▸ Task directions
Quote the records that follow in full, leaving the pictures out.

▸ Stored rows
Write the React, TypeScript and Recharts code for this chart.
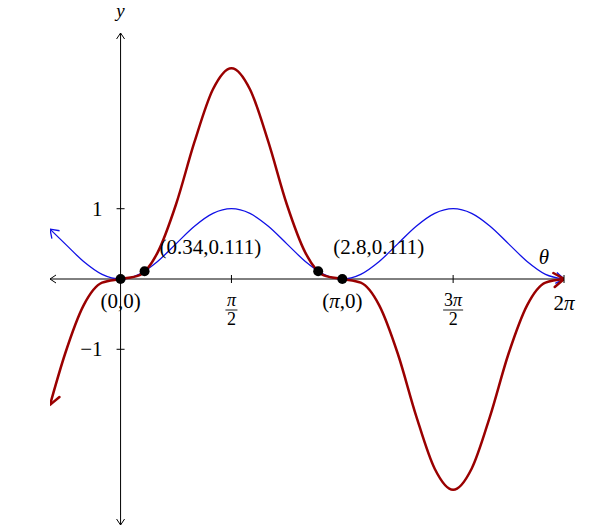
import { ComposedChart, Line, Scatter, XAxis, YAxis, ReferenceDot } from "recharts"

// theta samples and the two curves
const theta = [-1.0, -0.785, -0.524, -0.262, 0, 0.262, 0.524, 0.785, 1.047, 1.309, 1.571, 1.833, 2.094, 2.356, 2.618, 2.88, 3.142, 3.403, 3.665, 3.927, 4.189, 4.451, 4.712, 4.974, 5.236, 5.498, 5.76, 6.021, 6.283]
const blueY = [0.71, 0.5, 0.25, 0.067, 0, 0.067, 0.25, 0.5, 0.75, 0.933, 1, 0.933, 0.75, 0.5, 0.25, 0.067, 0, 0.067, 0.25, 0.5, 0.75, 0.933, 1, 0.933, 0.75, 0.5, 0.25, 0.067, 0]
const redY = [-1.79, -1.06, -0.375, -0.052, 0, 0.052, 0.375, 1.06, 1.95, 2.7, 3, 2.7, 1.95, 1.06, 0.375, 0.052, 0, -0.052, -0.375, -1.06, -1.95, -2.7, -3, -2.7, -1.95, -1.06, -0.375, -0.052, 0]

const xTicks = [1.571, 3.142, 4.712, 6.283]
const xTickLabels = ["π/2", "", "3π/2", "2π"]
const yTicks = [1, -1]
const yTickLabels = ["1", "−1"]

const pointT = [0, 0.34, 2.8, 3.142]
const pointV = [0, 0.111, 0.111, 0]
const pointLabels = ["(0,0)", "(0.34,0.111)", "(2.8,0.111)", "(π,0)"]

const X_DOMAIN = [-1, 6.283]
const Y_DOMAIN = [-3.5, 3.5]

const rows = theta.map((t, i) => ({ t, b: blueY[i], r: redY[i] }))
const xAxisRows = [{ t: X_DOMAIN[0], v: 0 }, { t: X_DOMAIN[1], v: 0 }]
const yAxisRows = [{ t: 0, v: Y_DOMAIN[0] }, { t: 0, v: Y_DOMAIN[1] }]
const pointRows = pointT.map((t, i) => ({ t, v: pointV[i], label: pointLabels[i] }))

const FONT = "'Liberation Serif', 'Times New Roman', serif"
const FS = 21

// where each point label sits relative to its dot
const labelPlace = [
  { dx: 0, dy: 29, anchor: "middle" },
  { dx: 15, dy: -17, anchor: "start" },
  { dx: 15, dy: -17, anchor: "start" },
  { dx: 0, dy: 29, anchor: "middle" },
]

function mathText(s: string) {
  // italicise pi
  return s.split(/(π)/).map((part, i) =>
    part === "π" ? <tspan key={i} fontStyle="italic">π</tspan> : <tspan key={i}>{part}</tspan>
  )
}

function XTick({ cx, cy, label }: any) {
  let lab = null
  if (label.includes("/")) {
    const [num, den] = label.split("/")
    const half = num.length > 1 ? 10 : 6
    lab = (
      <g>
        <text x={cx} y={cy + 27} fontFamily={FONT} fontSize={18} textAnchor="middle" fill="#000">{mathText(num)}</text>
        <line x1={cx - half} y1={cy + 31} x2={cx + half} y2={cy + 31} stroke="#000" strokeWidth={0.9} />
        <text x={cx} y={cy + 46} fontFamily={FONT} fontSize={18} textAnchor="middle" fill="#000">{den}</text>
      </g>
    )
  } else if (label) {
    lab = (
      <text x={cx} y={cy + 31} fontFamily={FONT} fontSize={FS} textAnchor="middle" fill="#000">
        {mathText(label)}
      </text>
    )
  }
  return (
    <g>
      <line x1={cx} y1={cy - 4} x2={cx} y2={cy + 4} stroke="#000" strokeWidth={1} />
      {lab}
    </g>
  )
}

function YTick({ cx, cy, label }: any) {
  return (
    <g>
      <line x1={cx - 4} y1={cy} x2={cx + 4} y2={cy} stroke="#000" strokeWidth={1} />
      <text x={cx - 18} y={cy + 7} fontFamily={FONT} fontSize={FS} textAnchor="end" fill="#000">
        {label}
      </text>
    </g>
  )
}

function PointLabel(props: any) {
  const { cx, cy, index } = props
  const p = labelPlace[index]
  return (
    <text x={cx + p.dx} y={cy + p.dy} fontFamily={FONT} fontSize={FS} textAnchor={p.anchor} fill="#000">
      {mathText(pointLabels[index])}
    </text>
  )
}

function PointDot(props: any) {
  return <circle cx={props.cx} cy={props.cy} r={5} fill="#000" />
}

export default function App() {
  return (
    <div style={{ position: "absolute", left: 0, top: 0, width: 605, height: 530 }}>
      <svg width={0} height={0} style={{ position: "absolute" }}>
        <defs>
          <marker id="arrK" markerUnits="userSpaceOnUse" orient="auto-start-reverse" overflow="visible" refX={0} refY={0}>
            <path d="M -6 -4 L 0 0 L -6 4" fill="none" stroke="#000" strokeWidth={1} />
          </marker>
          <marker id="arrB" markerUnits="userSpaceOnUse" orient="auto-start-reverse" overflow="visible" refX={0} refY={0}>
            <path d="M -8 -5.5 L 0 0 L -8 5.5" fill="none" stroke="#1010e6" strokeWidth={1.3} />
          </marker>
          <marker id="arrR" markerUnits="userSpaceOnUse" orient="auto-start-reverse" overflow="visible" refX={0} refY={0}>
            <path d="M -10 -7 L 0 0 L -10 7" fill="none" stroke="#9a0000" strokeWidth={2.5} strokeLinecap="round" strokeLinejoin="round" />
          </marker>
        </defs>
      </svg>
      <ComposedChart width={605} height={530} data={rows} margin={{ top: 33, right: 41, bottom: 5, left: 50 }}>
        <XAxis type="number" dataKey="t" domain={X_DOMAIN} hide allowDataOverflow />
        <YAxis type="number" domain={Y_DOMAIN} hide allowDataOverflow />

        <Scatter data={pointRows} dataKey="v" shape={PointLabel} isAnimationActive={false} />

        <Line data={xAxisRows} dataKey="v" type="linear" stroke="#000" strokeWidth={1} dot={false}
          markerStart="url(#arrK)" markerEnd="url(#arrK)" isAnimationActive={false} />
        <Line data={yAxisRows} dataKey="v" type="linear" stroke="#000" strokeWidth={1} dot={false}
          markerStart="url(#arrK)" markerEnd="url(#arrK)" isAnimationActive={false} />

        {xTicks.map((t, i) => (
          <ReferenceDot key={"xt" + i} x={t} y={0} shape={(p: any) => <XTick {...p} label={xTickLabels[i]} />} />
        ))}
        {yTicks.map((v, i) => (
          <ReferenceDot key={"yt" + i} x={0} y={v} shape={(p: any) => <YTick {...p} label={yTickLabels[i]} />} />
        ))}
        <ReferenceDot x={X_DOMAIN[1]} y={0} shape={(p: any) => (
          <text x={p.cx - 20} y={p.cy - 15} fontFamily={FONT} fontSize={FS} fontStyle="italic" textAnchor="middle">θ</text>
        )} />
        <ReferenceDot x={0} y={Y_DOMAIN[1]} shape={(p: any) => (
          <text x={p.cx} y={p.cy - 16} fontFamily={FONT} fontSize={19} fontStyle="italic" textAnchor="middle">y</text>
        )} />

        <Line dataKey="b" type="monotone" stroke="#1010e6" strokeWidth={1.3} dot={false}
          markerStart="url(#arrB)" markerEnd="url(#arrB)" isAnimationActive={false} />
        <Line dataKey="r" type="monotone" stroke="#9a0000" strokeWidth={2.5} dot={false}
          markerStart="url(#arrR)" markerEnd="url(#arrR)" isAnimationActive={false} />

        <Scatter data={pointRows} dataKey="v" shape={PointDot} isAnimationActive={false} />
      </ComposedChart>
    </div>
  )
}
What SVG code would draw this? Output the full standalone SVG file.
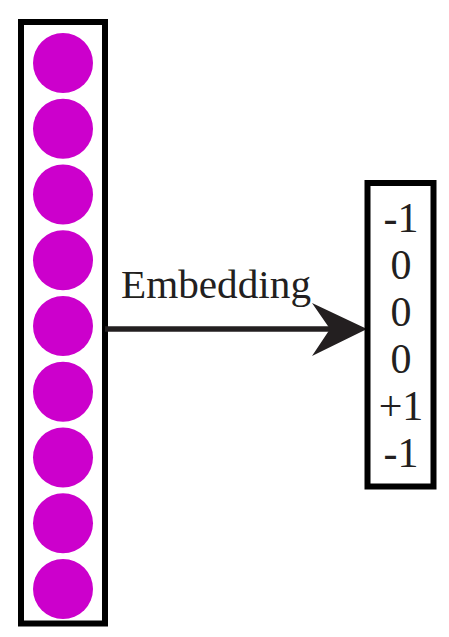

▸ Full answer
Write the React, TypeScript and Recharts code for this chart.
import { ComposedChart, Line, Scatter, XAxis, YAxis, ReferenceDot } from "recharts"

// theta samples and the two curves
const theta = [-1.0, -0.785, -0.524, -0.262, 0, 0.262, 0.524, 0.785, 1.047, 1.309, 1.571, 1.833, 2.094, 2.356, 2.618, 2.88, 3.142, 3.403, 3.665, 3.927, 4.189, 4.451, 4.712, 4.974, 5.236, 5.498, 5.76, 6.021, 6.283]
const blueY = [0.71, 0.5, 0.25, 0.067, 0, 0.067, 0.25, 0.5, 0.75, 0.933, 1, 0.933, 0.75, 0.5, 0.25, 0.067, 0, 0.067, 0.25, 0.5, 0.75, 0.933, 1, 0.933, 0.75, 0.5, 0.25, 0.067, 0]
const redY = [-1.79, -1.06, -0.375, -0.052, 0, 0.052, 0.375, 1.06, 1.95, 2.7, 3, 2.7, 1.95, 1.06, 0.375, 0.052, 0, -0.052, -0.375, -1.06, -1.95, -2.7, -3, -2.7, -1.95, -1.06, -0.375, -0.052, 0]

const xTicks = [1.571, 3.142, 4.712, 6.283]
const xTickLabels = ["π/2", "", "3π/2", "2π"]
const yTicks = [1, -1]
const yTickLabels = ["1", "−1"]

const pointT = [0, 0.34, 2.8, 3.142]
const pointV = [0, 0.111, 0.111, 0]
const pointLabels = ["(0,0)", "(0.34,0.111)", "(2.8,0.111)", "(π,0)"]

const X_DOMAIN = [-1, 6.283]
const Y_DOMAIN = [-3.5, 3.5]

const rows = theta.map((t, i) => ({ t, b: blueY[i], r: redY[i] }))
const xAxisRows = [{ t: X_DOMAIN[0], v: 0 }, { t: X_DOMAIN[1], v: 0 }]
const yAxisRows = [{ t: 0, v: Y_DOMAIN[0] }, { t: 0, v: Y_DOMAIN[1] }]
const pointRows = pointT.map((t, i) => ({ t, v: pointV[i], label: pointLabels[i] }))

const FONT = "'Liberation Serif', 'Times New Roman', serif"
const FS = 21

// where each point label sits relative to its dot
const labelPlace = [
  { dx: 0, dy: 29, anchor: "middle" },
  { dx: 15, dy: -17, anchor: "start" },
  { dx: 15, dy: -17, anchor: "start" },
  { dx: 0, dy: 29, anchor: "middle" },
]

function mathText(s: string) {
  // italicise pi
  return s.split(/(π)/).map((part, i) =>
    part === "π" ? <tspan key={i} fontStyle="italic">π</tspan> : <tspan key={i}>{part}</tspan>
  )
}

function XTick({ cx, cy, label }: any) {
  let lab = null
  if (label.includes("/")) {
    const [num, den] = label.split("/")
    const half = num.length > 1 ? 10 : 6
    lab = (
      <g>
        <text x={cx} y={cy + 27} fontFamily={FONT} fontSize={18} textAnchor="middle" fill="#000">{mathText(num)}</text>
        <line x1={cx - half} y1={cy + 31} x2={cx + half} y2={cy + 31} stroke="#000" strokeWidth={0.9} />
        <text x={cx} y={cy + 46} fontFamily={FONT} fontSize={18} textAnchor="middle" fill="#000">{den}</text>
      </g>
    )
  } else if (label) {
    lab = (
      <text x={cx} y={cy + 31} fontFamily={FONT} fontSize={FS} textAnchor="middle" fill="#000">
        {mathText(label)}
      </text>
    )
  }
  return (
    <g>
      <line x1={cx} y1={cy - 4} x2={cx} y2={cy + 4} stroke="#000" strokeWidth={1} />
      {lab}
    </g>
  )
}

function YTick({ cx, cy, label }: any) {
  return (
    <g>
      <line x1={cx - 4} y1={cy} x2={cx + 4} y2={cy} stroke="#000" strokeWidth={1} />
      <text x={cx - 18} y={cy + 7} fontFamily={FONT} fontSize={FS} textAnchor="end" fill="#000">
        {label}
      </text>
    </g>
  )
}

function PointLabel(props: any) {
  const { cx, cy, index } = props
  const p = labelPlace[index]
  return (
    <text x={cx + p.dx} y={cy + p.dy} fontFamily={FONT} fontSize={FS} textAnchor={p.anchor} fill="#000">
      {mathText(pointLabels[index])}
    </text>
  )
}

function PointDot(props: any) {
  return <circle cx={props.cx} cy={props.cy} r={5} fill="#000" />
}

export default function App() {
  return (
    <div style={{ position: "absolute", left: 0, top: 0, width: 605, height: 530 }}>
      <svg width={0} height={0} style={{ position: "absolute" }}>
        <defs>
          <marker id="arrK" markerUnits="userSpaceOnUse" orient="auto-start-reverse" overflow="visible" refX={0} refY={0}>
            <path d="M -6 -4 L 0 0 L -6 4" fill="none" stroke="#000" strokeWidth={1} />
          </marker>
          <marker id="arrB" markerUnits="userSpaceOnUse" orient="auto-start-reverse" overflow="visible" refX={0} refY={0}>
            <path d="M -8 -5.5 L 0 0 L -8 5.5" fill="none" stroke="#1010e6" strokeWidth={1.3} />
          </marker>
          <marker id="arrR" markerUnits="userSpaceOnUse" orient="auto-start-reverse" overflow="visible" refX={0} refY={0}>
            <path d="M -10 -7 L 0 0 L -10 7" fill="none" stroke="#9a0000" strokeWidth={2.5} strokeLinecap="round" strokeLinejoin="round" />
          </marker>
        </defs>
      </svg>
      <ComposedChart width={605} height={530} data={rows} margin={{ top: 33, right: 41, bottom: 5, left: 50 }}>
        <XAxis type="number" dataKey="t" domain={X_DOMAIN} hide allowDataOverflow />
        <YAxis type="number" domain={Y_DOMAIN} hide allowDataOverflow />

        <Scatter data={pointRows} dataKey="v" shape={PointLabel} isAnimationActive={false} />

        <Line data={xAxisRows} dataKey="v" type="linear" stroke="#000" strokeWidth={1} dot={false}
          markerStart="url(#arrK)" markerEnd="url(#arrK)" isAnimationActive={false} />
        <Line data={yAxisRows} dataKey="v" type="linear" stroke="#000" strokeWidth={1} dot={false}
          markerStart="url(#arrK)" markerEnd="url(#arrK)" isAnimationActive={false} />

        {xTicks.map((t, i) => (
          <ReferenceDot key={"xt" + i} x={t} y={0} shape={(p: any) => <XTick {...p} label={xTickLabels[i]} />} />
        ))}
        {yTicks.map((v, i) => (
          <ReferenceDot key={"yt" + i} x={0} y={v} shape={(p: any) => <YTick {...p} label={yTickLabels[i]} />} />
        ))}
        <ReferenceDot x={X_DOMAIN[1]} y={0} shape={(p: any) => (
          <text x={p.cx - 20} y={p.cy - 15} fontFamily={FONT} fontSize={FS} fontStyle="italic" textAnchor="middle">θ</text>
        )} />
        <ReferenceDot x={0} y={Y_DOMAIN[1]} shape={(p: any) => (
          <text x={p.cx} y={p.cy - 16} fontFamily={FONT} fontSize={19} fontStyle="italic" textAnchor="middle">y</text>
        )} />

        <Line dataKey="b" type="monotone" stroke="#1010e6" strokeWidth={1.3} dot={false}
          markerStart="url(#arrB)" markerEnd="url(#arrB)" isAnimationActive={false} />
        <Line dataKey="r" type="monotone" stroke="#9a0000" strokeWidth={2.5} dot={false}
          markerStart="url(#arrR)" markerEnd="url(#arrR)" isAnimationActive={false} />

        <Scatter data={pointRows} dataKey="v" shape={PointDot} isAnimationActive={false} />
      </ComposedChart>
    </div>
  )
}
What SVG code would draw this? Output the full standalone SVG file.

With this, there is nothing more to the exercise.